In this type of market buyers and sellers are allowed to transact freely without any intervention in the form of taxes or subsidies. There is no intervention by the government i.e. it does not impose any restrictions or regulations creating barriers to entry in the market. The quantity of goods produced and the price is determined by demand and supply alone. A purely free market does not exist because countries choose to impose some central regulations. Many countries forbid producers from contaminating, pricing below the cost of production or being a monopoly. In addition they are often required to disclose the ingredients, minimum safety standards, licensing of professionals and protection original ideas.
Many countries also control the money supply in the economy to minimize the negative effects natural economic expansion and contraction. In a democratic nation the government often impose many regulation to protect the values of the people. In autocratic or non-elected government they impose many market regulations, the people of the nation may feel oppressed. Pros and cons of a free market economy are major dividing lines between capitalist and communist economists.
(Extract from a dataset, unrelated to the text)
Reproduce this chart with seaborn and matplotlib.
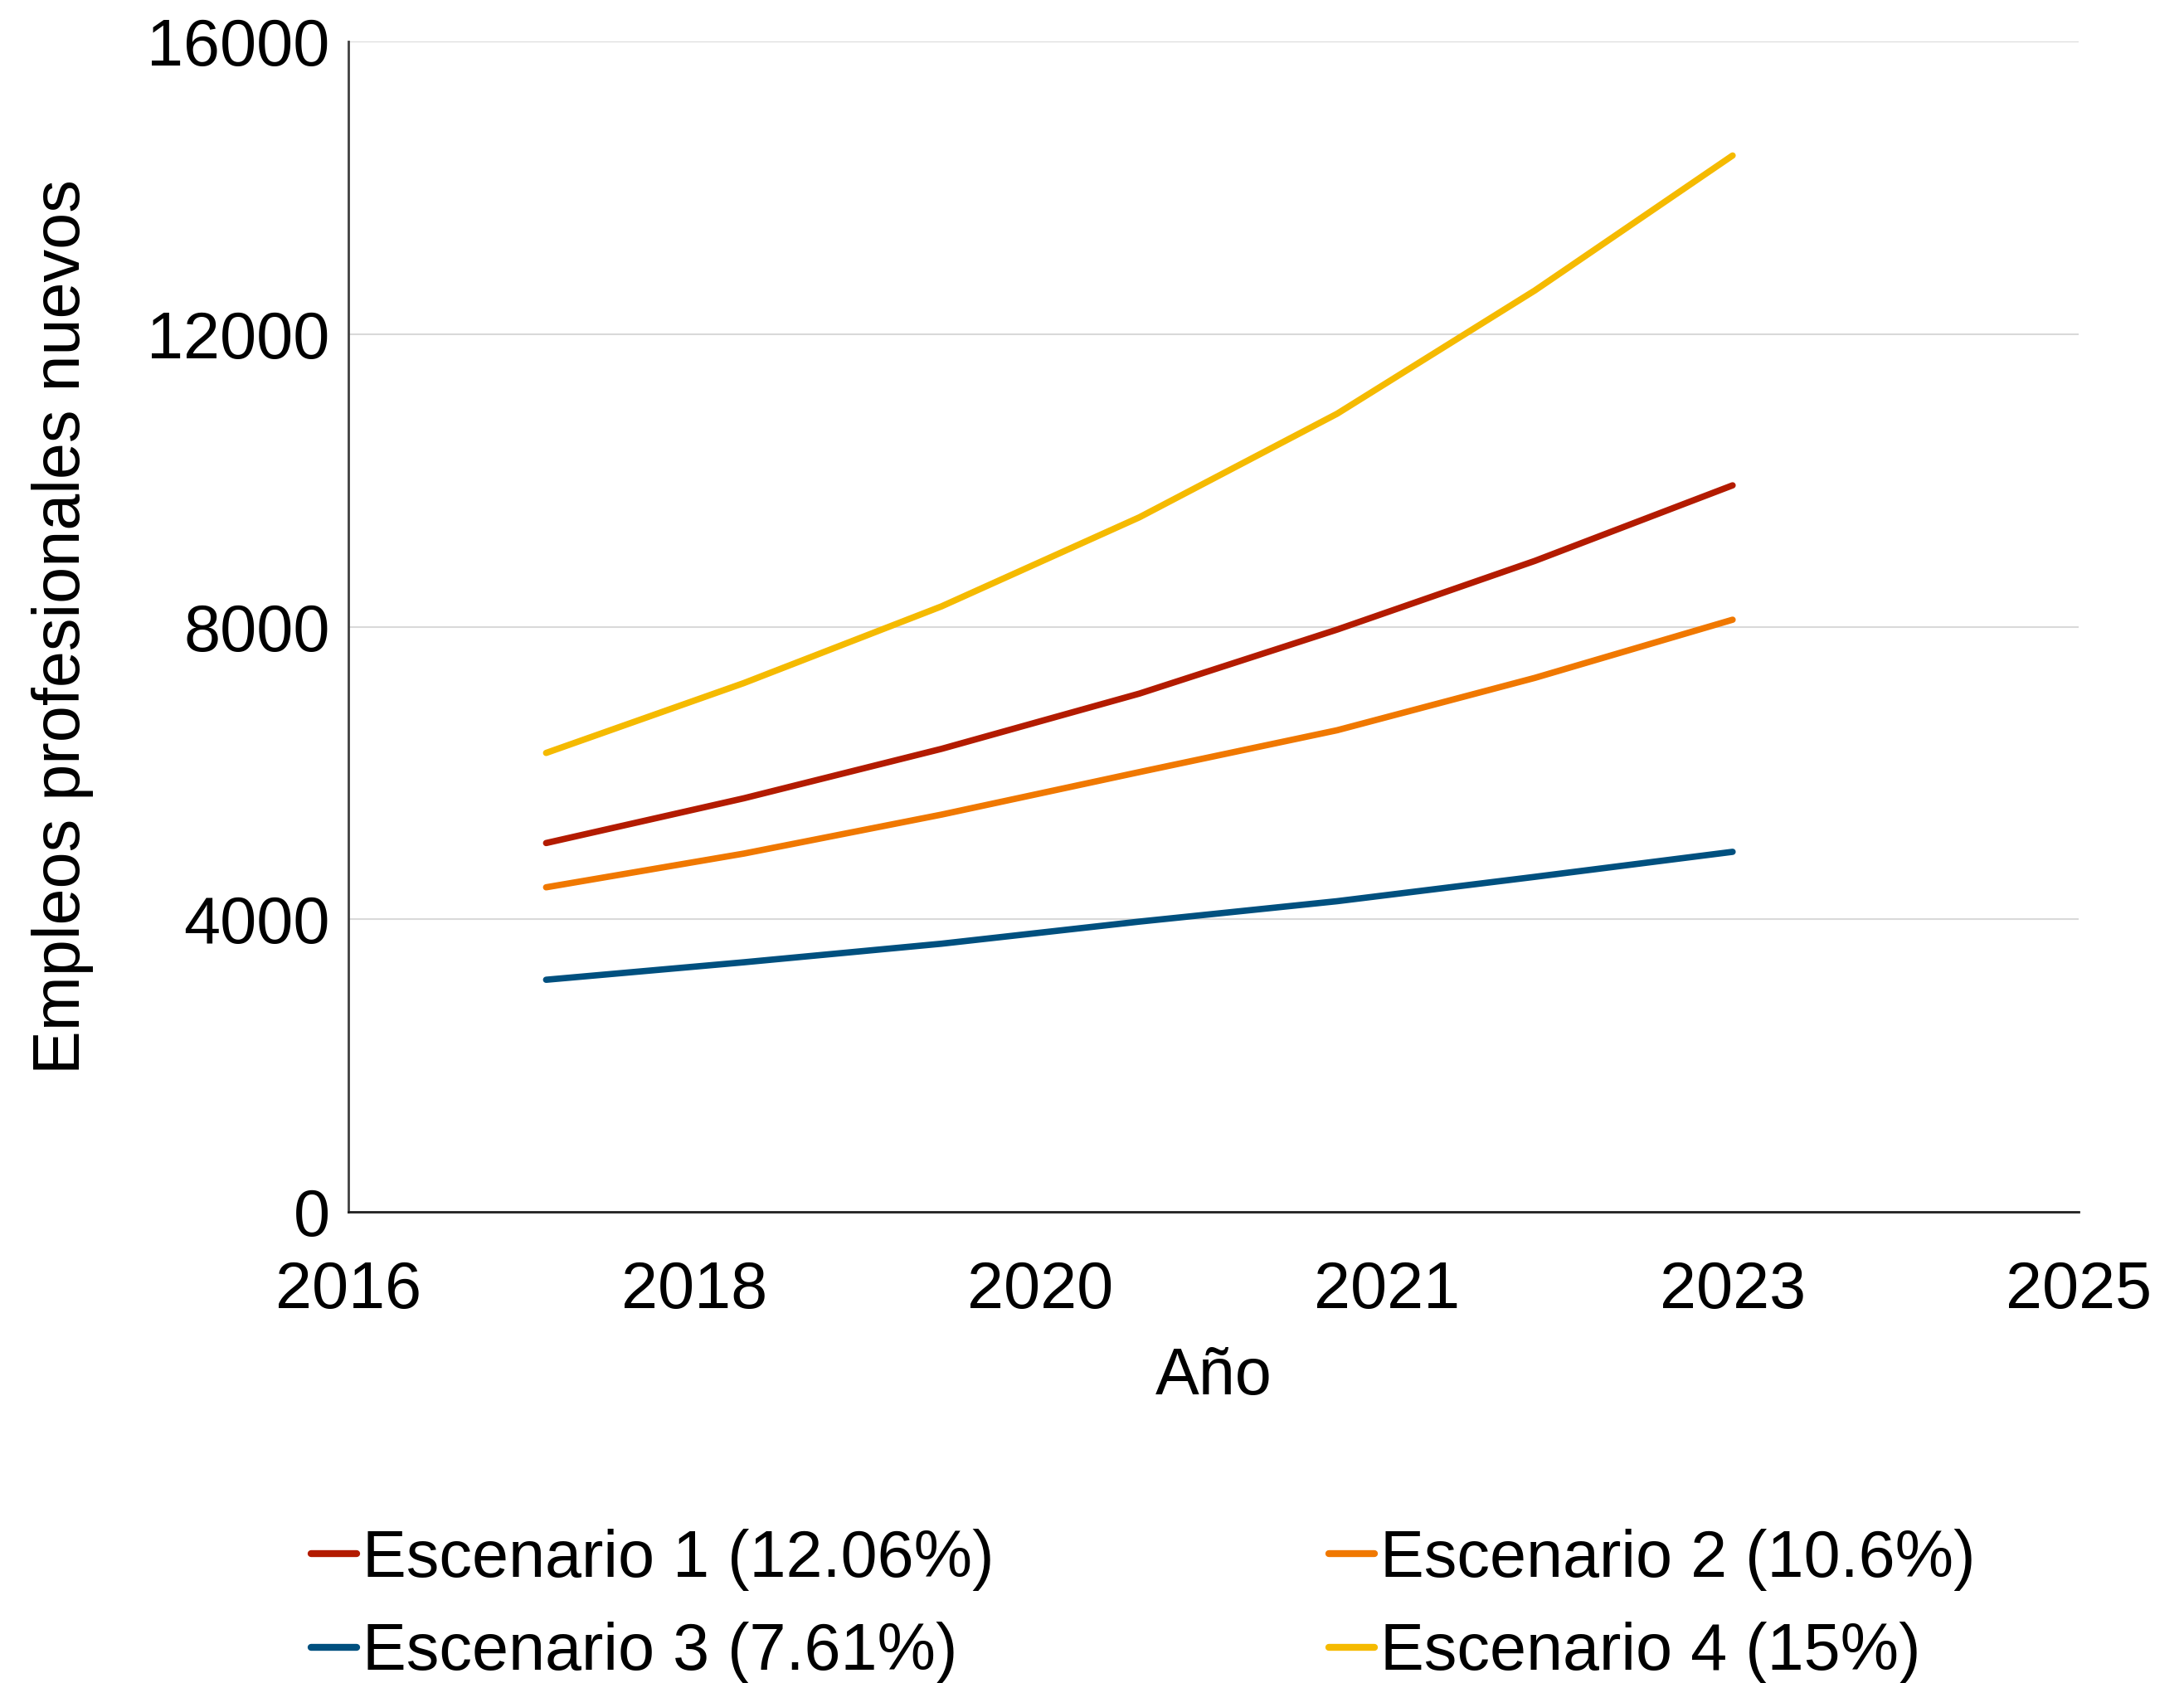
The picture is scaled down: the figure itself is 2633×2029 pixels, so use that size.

It is also called capitalist economy where prices and wages are determined by unrestricted competition between companies without any government intervention. It is a concept where the allocation of resources in an economy is determined only by the supply and demand for these resources.
In financial markets, securities that are traded widely whose price is not affected by their availability are called free market stocks. A foreign exchange market is not controlled by the government i.e. the exchange rates are not pegged by the government and are controlled by the demand and supply for the currency.